Saturday, December 31, 2011

with Senna, the magic died

A couple years ago I discovered that SB used to be a Formula 1 fan.  We were walking past our local pub and a race was showing.  SB was drawn to the television and I was forced to continue home alone.  I knew that he enjoyed watching Top Gear and occasionally spouted off car related facts that indicated more than a passing interest in racing but I was ignorant to the depths of his fascination.  I later found out that Ayrton Senna was his childhood hero.

Two nights ago I gave SB a belated Christmas gift in the 2010 documentary, Senna.  I knew that it was going to be heavy because of its inevitable conclusion.  We sat mostly in silence, with me occasionally asking him for explanations regarding the F1 rivalries that he knew all about.  It didn't take long to figure out that his childhood fascination with F1 was not idle but bordered on obsession.  When we entered into that final season on the documentary no more words were exchanged. 

At the death of Roland Ratzenberger I looked over to see that SB was crying.  I have only seen SB close to shedding tears twice: once when we broke up years ago and I was bawling my eyes out he looked misty eyed and once when his grandmother died he looked distraught and may have shed one or two tears before walking out of her bedroom.  I had never, ever seen SB actually cry.

Later he told me that he and his younger sister used to watch the F1 races together, that they loved Senna and were caught up in the Senna-Proust rivalry as though it were an epic battle from the Iliad.  But when Senna died all of the magic died with him.  They continued to watch the races but it wasn't the same anymore; the spark was gone from their lives forever. 
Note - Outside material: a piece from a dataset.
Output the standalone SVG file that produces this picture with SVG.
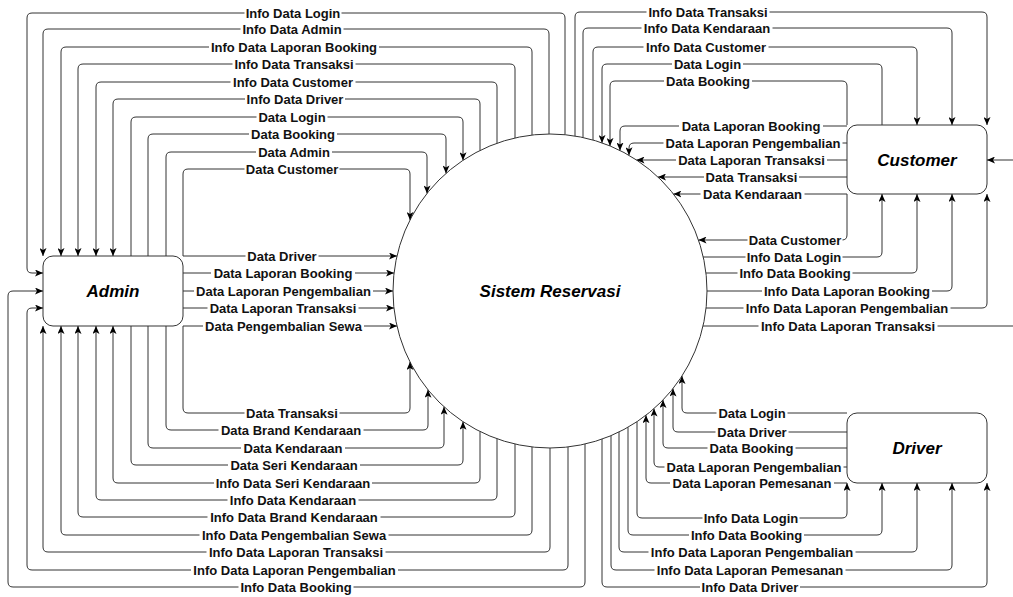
<svg xmlns="http://www.w3.org/2000/svg" width="1013" height="597" viewBox="0 0 1013 597">
<style>
.c{fill:none;stroke:#333;stroke-width:1;marker-end:url(#ar)}
.lb{fill:#fff}
.t{font-family:"Liberation Sans",Arial,Helvetica,sans-serif;font-size:13px;font-weight:bold;fill:#111;text-anchor:middle}
.n{fill:#fff;stroke:#333;stroke-width:1}
.nt{font-family:"Liberation Sans",Arial,Helvetica,sans-serif;font-size:17px;font-weight:bold;font-style:italic;fill:#000;text-anchor:middle}
</style>
<defs>
<marker id="ar" viewBox="0 0 8 7" refX="8" refY="3.5" markerWidth="8" markerHeight="7" orient="auto" markerUnits="userSpaceOnUse">
<path d="M0,0 L8,3.5 L0,7 L2,3.5 z" fill="#000"/>
</marker>
</defs>
<rect width="1013" height="597" fill="#fff"/>
<g id="sistem"><circle class="n" cx="550" cy="291" r="157"/><text class="nt" x="550" y="297">Sistem Reservasi</text></g>
<g id="admin"><rect class="n" x="43" y="256" width="140" height="70" rx="10"/><text class="nt" x="113" y="297">Admin</text></g>
<g id="customer"><rect class="n" x="847" y="125" width="140" height="69" rx="10"/><text class="nt" x="917" y="166">Customer</text></g>
<g id="driver"><rect class="n" x="847" y="413" width="140" height="70" rx="10"/><text class="nt" x="917" y="454">Driver</text></g>
<g id="connectors">
<g><path class="c" d="M565,134.7 V18 Q565,13 560,13 H32 Q27,13 27,18 V268 Q27,273 32,273 H43"/><rect class="lb" x="244.5" y="6" width="97" height="14"/><text class="t" x="293" y="17.5">Info Data Login</text></g>
<g><path class="c" d="M549,134 V34 Q549,29 544,29 H48 Q43,29 43,34 V256"/><rect class="lb" x="240.5" y="22" width="103" height="14"/><text class="t" x="292" y="33.5">Info Data Admin</text></g>
<g><path class="c" d="M532,135 V52 Q532,47 527,47 H66 Q61,47 61,52 V256"/><rect class="lb" x="209" y="40" width="170" height="14"/><text class="t" x="294" y="51.5">Info Data Laporan Booking</text></g>
<g><path class="c" d="M515,138 V69 Q515,64 510,64 H83 Q78,64 78,69 V256"/><rect class="lb" x="232.5" y="57" width="123" height="14"/><text class="t" x="294" y="68.5">Info Data Transaksi</text></g>
<g><path class="c" d="M497,143.2 V87 Q497,82 492,82 H101 Q96,82 96,87 V256"/><rect class="lb" x="230.5" y="75" width="125" height="14"/><text class="t" x="293" y="86.5">Info Data Customer</text></g>
<g><path class="c" d="M480,150.5 V104 Q480,99 475,99 H118 Q113,99 113,104 V256"/><rect class="lb" x="245" y="92" width="100" height="14"/><text class="t" x="295" y="103.5">Info Data Driver</text></g>
<g><path class="c" d="M131,256 V122 Q131,117 136,117 H458 Q463,117 463,122 V160.3"/><rect class="lb" x="256.5" y="110" width="71" height="14"/><text class="t" x="292" y="121.5">Data Login</text></g>
<g><path class="c" d="M148,256 V139 Q148,134 153,134 H441 Q446,134 446,139 V173.4"/><rect class="lb" x="249" y="127" width="88" height="14"/><text class="t" x="293" y="138.5">Data Booking</text></g>
<g><path class="c" d="M166,256 V157 Q166,152 171,152 H422 Q427,152 427,157 V193.4"/><rect class="lb" x="256" y="145" width="76" height="14"/><text class="t" x="294" y="156.5">Data Admin</text></g>
<g><path class="c" d="M183,256 V174 Q183,169 188,169 H405 Q410,169 410,174 V219.9"/><rect class="lb" x="244.5" y="162" width="95" height="14"/><text class="t" x="292" y="173.5">Data Customer</text></g>
<g><path class="c" d="M183,256 H397"/><rect class="lb" x="245.5" y="249" width="73" height="14"/><text class="t" x="282" y="260.5">Data Driver</text></g>
<g><path class="c" d="M183,273 H394"/><rect class="lb" x="211" y="266" width="144" height="14"/><text class="t" x="283" y="277.5">Data Laporan Booking</text></g>
<g><path class="c" d="M183,291 H393"/><rect class="lb" x="194" y="284" width="179" height="14"/><text class="t" x="283.5" y="295.5">Data Laporan Pengembalian</text></g>
<g><path class="c" d="M183,308 H394"/><rect class="lb" x="207.5" y="301" width="151" height="14"/><text class="t" x="283" y="312.5">Data Laporan Transaksi</text></g>
<g><path class="c" d="M183,326 H397"/><rect class="lb" x="203" y="319" width="161" height="14"/><text class="t" x="283.5" y="330.5">Data Pengembalian Sewa</text></g>
<g><path class="c" d="M183,326 V408 Q183,413 188,413 H405 Q410,413 410,408 V362"/><rect class="lb" x="244.5" y="406" width="95" height="14"/><text class="t" x="292" y="417.5">Data Transaksi</text></g>
<g><path class="c" d="M166,326 V425 Q166,430 171,430 H423 Q428,430 428,425 V389.8"/><rect class="lb" x="218.5" y="423" width="145" height="14"/><text class="t" x="291" y="434.5">Data Brand Kendaraan</text></g>
<g><path class="c" d="M148,326 V443 Q148,448 153,448 H439 Q444,448 444,443 V406.8"/><rect class="lb" x="241" y="441" width="104" height="14"/><text class="t" x="293" y="452.5">Data Kendaraan</text></g>
<g><path class="c" d="M131,326 V460 Q131,465 136,465 H458 Q463,465 463,460 V421.7"/><rect class="lb" x="228" y="458" width="132" height="14"/><text class="t" x="294" y="469.5">Data Seri Kendaraan</text></g>
<g><path class="c" d="M480,431.5 V478 Q480,483 475,483 H118 Q113,483 113,478 V326"/><rect class="lb" x="214" y="476" width="158" height="14"/><text class="t" x="293" y="487.5">Info Data Seri Kendaraan</text></g>
<g><path class="c" d="M497,438.8 V495 Q497,500 492,500 H101 Q96,500 96,495 V326"/><rect class="lb" x="227.5" y="493" width="131" height="14"/><text class="t" x="293" y="504.5">Info Data Kendaraan</text></g>
<g><path class="c" d="M515,444 V512 Q515,517 510,517 H83 Q78,517 78,512 V326"/><rect class="lb" x="207.5" y="510" width="173" height="14"/><text class="t" x="294" y="521.5">Info Data Brand Kendaraan</text></g>
<g><path class="c" d="M532,447 V530 Q532,535 527,535 H66 Q61,535 61,530 V326"/><rect class="lb" x="199.5" y="528" width="189" height="14"/><text class="t" x="294" y="539.5">Info Data Pengembalian Sewa</text></g>
<g><path class="c" d="M550,448 V547 Q550,552 545,552 H48 Q43,552 43,547 V326"/><rect class="lb" x="206.5" y="545" width="179" height="14"/><text class="t" x="296" y="556.5">Info Data Laporan Transaksi</text></g>
<g><path class="c" d="M568,447 V565 Q568,570 563,570 H32 Q27,570 27,565 V313 Q27,308 32,308 H43"/><rect class="lb" x="191" y="563" width="207" height="14"/><text class="t" x="294.5" y="574.5">Info Data Laporan Pengembalian</text></g>
<g><path class="c" d="M585,444 V582 Q585,587 580,587 H13 Q8,587 8,582 V296 Q8,291 13,291 H43"/><rect class="lb" x="238.5" y="580" width="115" height="14"/><text class="t" x="296" y="591.5">Info Data Booking</text></g>
<g><path class="c" d="M575,136 V17 Q575,12 580,12 H982 Q987,12 987,17 V125"/><rect class="lb" x="646.5" y="5" width="123" height="14"/><text class="t" x="708" y="16.5">Info Data Transaksi</text></g>
<g><path class="c" d="M583,137.5 V33 Q583,28 588,28 H947 Q952,28 952,33 V125"/><rect class="lb" x="641.5" y="21" width="131" height="14"/><text class="t" x="707" y="32.5">Info Data Kendaraan</text></g>
<g><path class="c" d="M593,140 V52 Q593,47 598,47 H912 Q917,47 917,52 V125"/><rect class="lb" x="643.5" y="40" width="125" height="14"/><text class="t" x="706" y="51.5">Info Data Customer</text></g>
<g><path class="c" d="M882,125 V69 Q882,64 877,64 H607 Q602,64 602,69 V142.9"/><rect class="lb" x="672" y="57" width="71" height="14"/><text class="t" x="707.5" y="68.5">Data Login</text></g>
<g><path class="c" d="M847,125 V86 Q847,81 842,81 H615 Q610,81 610,86 V145.9"/><rect class="lb" x="664" y="74" width="88" height="14"/><text class="t" x="708" y="85.5">Data Booking</text></g>
<g><path class="c" d="M847,126 H625 Q620,126 620,131 V150.5"/><rect class="lb" x="679" y="119" width="144" height="14"/><text class="t" x="751" y="130.5">Data Laporan Booking</text></g>
<g><path class="c" d="M847,143 H634 Q629,143 629,148 V155.3"/><rect class="lb" x="663.5" y="136" width="179" height="14"/><text class="t" x="753" y="147.5">Data Laporan Pengembalian</text></g>
<g><path class="c" d="M847,160 H636.5"/><rect class="lb" x="676" y="153" width="151" height="14"/><text class="t" x="751.5" y="164.5">Data Laporan Transaksi</text></g>
<g><path class="c" d="M847,177 H658"/><rect class="lb" x="704" y="170" width="95" height="14"/><text class="t" x="751.5" y="181.5">Data Transaksi</text></g>
<g><path class="c" d="M847,194 H673.4"/><rect class="lb" x="700.5" y="187" width="104" height="14"/><text class="t" x="752.5" y="198.5">Data Kendaraan</text></g>
<g><path class="c" d="M847,194 V235 Q847,240 842,240 H698.5"/><rect class="lb" x="747.5" y="233" width="95" height="14"/><text class="t" x="795" y="244.5">Data Customer</text></g>
<g><path class="c" d="M703,257 H877 Q882,257 882,252 V194"/><rect class="lb" x="745.5" y="250" width="97" height="14"/><text class="t" x="794" y="261.5">Info Data Login</text></g>
<g><path class="c" d="M706,273 H912 Q917,273 917,268 V194"/><rect class="lb" x="737.5" y="266" width="115" height="14"/><text class="t" x="795" y="277.5">Info Data Booking</text></g>
<g><path class="c" d="M707,291 H947 Q952,291 952,286 V194"/><rect class="lb" x="762" y="284" width="170" height="14"/><text class="t" x="847" y="295.5">Info Data Laporan Booking</text></g>
<g><path class="c" d="M706,308 H982 Q987,308 987,303 V194"/><rect class="lb" x="743.5" y="301" width="207" height="14"/><text class="t" x="847" y="312.5">Info Data Laporan Pengembalian</text></g>
<g><path class="c" d="M703,326 H1025 Q1030,326 1030,321 V165 Q1030,160 1025,160 H987"/><rect class="lb" x="758.5" y="319" width="179" height="14"/><text class="t" x="848" y="330.5">Info Data Laporan Transaksi</text></g>
<g><path class="c" d="M847,413 H687 Q682,413 682,408 V376"/><rect class="lb" x="716.5" y="406" width="71" height="14"/><text class="t" x="752" y="417.5">Data Login</text></g>
<g><path class="c" d="M847,432 H678 Q673,432 673,427 V388.6"/><rect class="lb" x="715.5" y="425" width="73" height="14"/><text class="t" x="752" y="436.5">Data Driver</text></g>
<g><path class="c" d="M847,448 H668 Q663,448 663,443 V400"/><rect class="lb" x="707.5" y="441" width="88" height="14"/><text class="t" x="751.5" y="452.5">Data Booking</text></g>
<g><path class="c" d="M847,467 H659 Q654,467 654,462 V408.6"/><rect class="lb" x="664.5" y="460" width="179" height="14"/><text class="t" x="754" y="471.5">Data Laporan Pengembalian</text></g>
<g><path class="c" d="M847,483 H651 Q646,483 646,478 V415.2"/><rect class="lb" x="670" y="476.5" width="164" height="14"/><text class="t" x="752" y="488">Data Laporan Pemesanan</text></g>
<g><path class="c" d="M637,421.7 V513 Q637,518 642,518 H842 Q847,518 847,513 V483"/><rect class="lb" x="702.5" y="511" width="97" height="14"/><text class="t" x="751" y="522.5">Info Data Login</text></g>
<g><path class="c" d="M628,427.3 V530 Q628,535 633,535 H877 Q882,535 882,530 V483"/><rect class="lb" x="689" y="528" width="115" height="14"/><text class="t" x="746.5" y="539.5">Info Data Booking</text></g>
<g><path class="c" d="M619,432 V547 Q619,552 624,552 H912 Q917,552 917,547 V483"/><rect class="lb" x="648.5" y="545" width="207" height="14"/><text class="t" x="752" y="556.5">Info Data Laporan Pengembalian</text></g>
<g><path class="c" d="M611,435.7 V565 Q611,570 616,570 H947 Q952,570 952,565 V483"/><rect class="lb" x="654.5" y="563" width="191" height="14"/><text class="t" x="750" y="574.5">Info Data Laporan Pemesanan</text></g>
<g><path class="c" d="M602,439 V582 Q602,587 607,587 H982 Q987,587 987,582 V483"/><rect class="lb" x="700" y="580" width="100" height="14"/><text class="t" x="750" y="591.5">Info Data Driver</text></g>
</g>
</svg>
SB told me that years later he had a discussion with an older friend who had been a motorsport fan in the 1950's.  He said that after several racing idols died year after year he couldn't bring himself to enjoy it anymore.  Years after Senna died SB had dreams where he was either driving the car on that fateful day or he was talking to Senna on the radio transmitter.  It reminded me of my dreams about my uncle.  While I was still too far in shock to understand the magnitude of loss when my uncle died, I now wake up from my dreams feeling wretched.  I imagine SB had a similar feeling over his racing idol. 

When SB mourns for Senna, he is also mourning for the loss of his childhood, for the end of a fantasy that he lived week after week through the races.  Ayrton Senna was supposed to be invincible but in the end, the man who became a legend was only mortal and this fairy tale did not have a happy ending.